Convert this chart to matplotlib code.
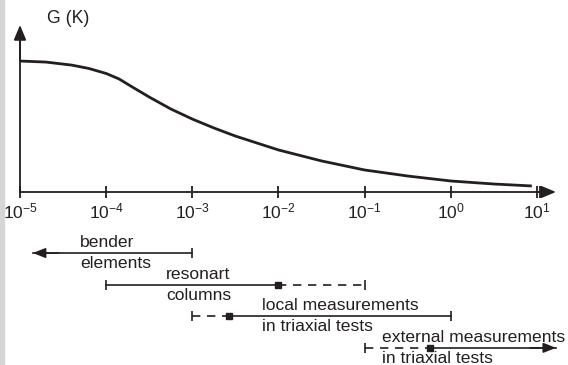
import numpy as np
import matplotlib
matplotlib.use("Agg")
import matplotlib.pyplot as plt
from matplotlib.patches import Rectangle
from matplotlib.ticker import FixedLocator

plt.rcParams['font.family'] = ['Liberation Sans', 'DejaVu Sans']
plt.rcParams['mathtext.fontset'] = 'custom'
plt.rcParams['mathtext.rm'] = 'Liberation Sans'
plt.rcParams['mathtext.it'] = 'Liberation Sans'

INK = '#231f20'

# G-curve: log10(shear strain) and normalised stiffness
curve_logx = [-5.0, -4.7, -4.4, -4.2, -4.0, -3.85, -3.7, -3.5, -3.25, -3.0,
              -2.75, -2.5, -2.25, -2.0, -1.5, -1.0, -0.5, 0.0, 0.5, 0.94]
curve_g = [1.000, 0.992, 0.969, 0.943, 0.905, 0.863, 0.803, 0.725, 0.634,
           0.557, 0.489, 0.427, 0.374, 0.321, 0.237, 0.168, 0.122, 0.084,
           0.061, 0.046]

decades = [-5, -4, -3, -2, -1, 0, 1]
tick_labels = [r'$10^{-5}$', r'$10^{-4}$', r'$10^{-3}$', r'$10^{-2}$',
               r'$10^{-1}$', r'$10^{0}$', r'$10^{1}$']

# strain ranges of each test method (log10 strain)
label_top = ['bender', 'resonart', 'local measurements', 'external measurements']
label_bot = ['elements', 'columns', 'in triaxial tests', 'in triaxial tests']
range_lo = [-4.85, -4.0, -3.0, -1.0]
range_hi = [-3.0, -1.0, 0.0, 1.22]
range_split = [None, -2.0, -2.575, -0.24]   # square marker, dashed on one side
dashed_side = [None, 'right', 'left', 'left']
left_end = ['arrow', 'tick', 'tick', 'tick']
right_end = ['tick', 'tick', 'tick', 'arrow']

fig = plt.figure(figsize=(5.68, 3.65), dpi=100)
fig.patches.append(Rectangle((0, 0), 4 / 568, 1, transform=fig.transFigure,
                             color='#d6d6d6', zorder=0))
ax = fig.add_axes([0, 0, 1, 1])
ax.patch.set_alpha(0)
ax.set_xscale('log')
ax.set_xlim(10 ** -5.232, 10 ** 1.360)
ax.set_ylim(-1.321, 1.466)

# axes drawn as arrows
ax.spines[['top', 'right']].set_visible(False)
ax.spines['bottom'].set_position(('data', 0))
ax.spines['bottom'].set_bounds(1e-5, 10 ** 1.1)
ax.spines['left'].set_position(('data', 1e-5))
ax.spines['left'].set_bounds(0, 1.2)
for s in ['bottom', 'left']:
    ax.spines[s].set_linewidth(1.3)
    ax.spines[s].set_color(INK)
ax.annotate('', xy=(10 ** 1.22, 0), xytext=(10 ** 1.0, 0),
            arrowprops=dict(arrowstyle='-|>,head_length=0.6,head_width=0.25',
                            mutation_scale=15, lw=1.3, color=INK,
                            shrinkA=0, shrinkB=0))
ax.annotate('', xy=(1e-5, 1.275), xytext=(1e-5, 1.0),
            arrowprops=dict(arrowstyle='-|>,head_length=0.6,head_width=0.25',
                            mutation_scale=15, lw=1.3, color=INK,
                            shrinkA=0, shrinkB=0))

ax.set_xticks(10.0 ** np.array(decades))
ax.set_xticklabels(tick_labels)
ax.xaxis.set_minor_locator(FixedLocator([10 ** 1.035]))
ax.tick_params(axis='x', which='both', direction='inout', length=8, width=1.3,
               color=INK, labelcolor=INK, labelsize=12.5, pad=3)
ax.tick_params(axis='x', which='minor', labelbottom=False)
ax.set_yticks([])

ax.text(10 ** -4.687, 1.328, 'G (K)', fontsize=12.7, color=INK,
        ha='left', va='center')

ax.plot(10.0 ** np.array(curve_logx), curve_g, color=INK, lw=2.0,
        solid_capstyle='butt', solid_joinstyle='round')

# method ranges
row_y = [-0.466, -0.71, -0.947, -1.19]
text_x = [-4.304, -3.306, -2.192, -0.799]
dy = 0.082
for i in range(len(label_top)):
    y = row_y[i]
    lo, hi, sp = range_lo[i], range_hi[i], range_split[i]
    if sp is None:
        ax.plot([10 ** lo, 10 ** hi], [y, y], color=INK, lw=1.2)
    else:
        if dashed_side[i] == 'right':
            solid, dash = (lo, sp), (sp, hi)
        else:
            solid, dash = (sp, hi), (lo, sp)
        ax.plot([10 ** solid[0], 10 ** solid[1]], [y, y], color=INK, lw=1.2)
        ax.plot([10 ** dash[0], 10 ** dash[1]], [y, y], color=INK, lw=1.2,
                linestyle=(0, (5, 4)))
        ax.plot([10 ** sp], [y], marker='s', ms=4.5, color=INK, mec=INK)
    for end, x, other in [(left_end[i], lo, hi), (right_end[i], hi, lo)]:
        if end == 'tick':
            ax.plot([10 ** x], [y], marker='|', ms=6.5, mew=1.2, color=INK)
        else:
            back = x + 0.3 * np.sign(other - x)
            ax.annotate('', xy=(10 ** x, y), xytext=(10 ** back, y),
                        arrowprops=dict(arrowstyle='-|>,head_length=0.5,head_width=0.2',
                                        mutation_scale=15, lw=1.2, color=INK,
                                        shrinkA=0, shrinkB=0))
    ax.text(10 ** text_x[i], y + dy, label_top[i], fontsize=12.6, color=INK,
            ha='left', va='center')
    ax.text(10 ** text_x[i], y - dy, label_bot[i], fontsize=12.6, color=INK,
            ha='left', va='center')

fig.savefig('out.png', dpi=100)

^^^^^^^^

* TASK DETAILS
Transcribe the material exactly, keeping every word and none of the pictures.

* ANSWER IN FULL
Convert this chart to matplotlib code.
import numpy as np
import matplotlib
matplotlib.use("Agg")
import matplotlib.pyplot as plt
from matplotlib.patches import Rectangle
from matplotlib.ticker import FixedLocator

plt.rcParams['font.family'] = ['Liberation Sans', 'DejaVu Sans']
plt.rcParams['mathtext.fontset'] = 'custom'
plt.rcParams['mathtext.rm'] = 'Liberation Sans'
plt.rcParams['mathtext.it'] = 'Liberation Sans'

INK = '#231f20'

# G-curve: log10(shear strain) and normalised stiffness
curve_logx = [-5.0, -4.7, -4.4, -4.2, -4.0, -3.85, -3.7, -3.5, -3.25, -3.0,
              -2.75, -2.5, -2.25, -2.0, -1.5, -1.0, -0.5, 0.0, 0.5, 0.94]
curve_g = [1.000, 0.992, 0.969, 0.943, 0.905, 0.863, 0.803, 0.725, 0.634,
           0.557, 0.489, 0.427, 0.374, 0.321, 0.237, 0.168, 0.122, 0.084,
           0.061, 0.046]

decades = [-5, -4, -3, -2, -1, 0, 1]
tick_labels = [r'$10^{-5}$', r'$10^{-4}$', r'$10^{-3}$', r'$10^{-2}$',
               r'$10^{-1}$', r'$10^{0}$', r'$10^{1}$']

# strain ranges of each test method (log10 strain)
label_top = ['bender', 'resonart', 'local measurements', 'external measurements']
label_bot = ['elements', 'columns', 'in triaxial tests', 'in triaxial tests']
range_lo = [-4.85, -4.0, -3.0, -1.0]
range_hi = [-3.0, -1.0, 0.0, 1.22]
range_split = [None, -2.0, -2.575, -0.24]   # square marker, dashed on one side
dashed_side = [None, 'right', 'left', 'left']
left_end = ['arrow', 'tick', 'tick', 'tick']
right_end = ['tick', 'tick', 'tick', 'arrow']

fig = plt.figure(figsize=(5.68, 3.65), dpi=100)
fig.patches.append(Rectangle((0, 0), 4 / 568, 1, transform=fig.transFigure,
                             color='#d6d6d6', zorder=0))
ax = fig.add_axes([0, 0, 1, 1])
ax.patch.set_alpha(0)
ax.set_xscale('log')
ax.set_xlim(10 ** -5.232, 10 ** 1.360)
ax.set_ylim(-1.321, 1.466)

# axes drawn as arrows
ax.spines[['top', 'right']].set_visible(False)
ax.spines['bottom'].set_position(('data', 0))
ax.spines['bottom'].set_bounds(1e-5, 10 ** 1.1)
ax.spines['left'].set_position(('data', 1e-5))
ax.spines['left'].set_bounds(0, 1.2)
for s in ['bottom', 'left']:
    ax.spines[s].set_linewidth(1.3)
    ax.spines[s].set_color(INK)
ax.annotate('', xy=(10 ** 1.22, 0), xytext=(10 ** 1.0, 0),
            arrowprops=dict(arrowstyle='-|>,head_length=0.6,head_width=0.25',
                            mutation_scale=15, lw=1.3, color=INK,
                            shrinkA=0, shrinkB=0))
ax.annotate('', xy=(1e-5, 1.275), xytext=(1e-5, 1.0),
            arrowprops=dict(arrowstyle='-|>,head_length=0.6,head_width=0.25',
                            mutation_scale=15, lw=1.3, color=INK,
                            shrinkA=0, shrinkB=0))

ax.set_xticks(10.0 ** np.array(decades))
ax.set_xticklabels(tick_labels)
ax.xaxis.set_minor_locator(FixedLocator([10 ** 1.035]))
ax.tick_params(axis='x', which='both', direction='inout', length=8, width=1.3,
               color=INK, labelcolor=INK, labelsize=12.5, pad=3)
ax.tick_params(axis='x', which='minor', labelbottom=False)
ax.set_yticks([])

ax.text(10 ** -4.687, 1.328, 'G (K)', fontsize=12.7, color=INK,
        ha='left', va='center')

ax.plot(10.0 ** np.array(curve_logx), curve_g, color=INK, lw=2.0,
        solid_capstyle='butt', solid_joinstyle='round')

# method ranges
row_y = [-0.466, -0.71, -0.947, -1.19]
text_x = [-4.304, -3.306, -2.192, -0.799]
dy = 0.082
for i in range(len(label_top)):
    y = row_y[i]
    lo, hi, sp = range_lo[i], range_hi[i], range_split[i]
    if sp is None:
        ax.plot([10 ** lo, 10 ** hi], [y, y], color=INK, lw=1.2)
    else:
        if dashed_side[i] == 'right':
            solid, dash = (lo, sp), (sp, hi)
        else:
            solid, dash = (sp, hi), (lo, sp)
        ax.plot([10 ** solid[0], 10 ** solid[1]], [y, y], color=INK, lw=1.2)
        ax.plot([10 ** dash[0], 10 ** dash[1]], [y, y], color=INK, lw=1.2,
                linestyle=(0, (5, 4)))
        ax.plot([10 ** sp], [y], marker='s', ms=4.5, color=INK, mec=INK)
    for end, x, other in [(left_end[i], lo, hi), (right_end[i], hi, lo)]:
        if end == 'tick':
            ax.plot([10 ** x], [y], marker='|', ms=6.5, mew=1.2, color=INK)
        else:
            back = x + 0.3 * np.sign(other - x)
            ax.annotate('', xy=(10 ** x, y), xytext=(10 ** back, y),
                        arrowprops=dict(arrowstyle='-|>,head_length=0.5,head_width=0.2',
                                        mutation_scale=15, lw=1.2, color=INK,
                                        shrinkA=0, shrinkB=0))
    ax.text(10 ** text_x[i], y + dy, label_top[i], fontsize=12.6, color=INK,
            ha='left', va='center')
    ax.text(10 ** text_x[i], y - dy, label_bot[i], fontsize=12.6, color=INK,
            ha='left', va='center')

fig.savefig('out.png', dpi=100)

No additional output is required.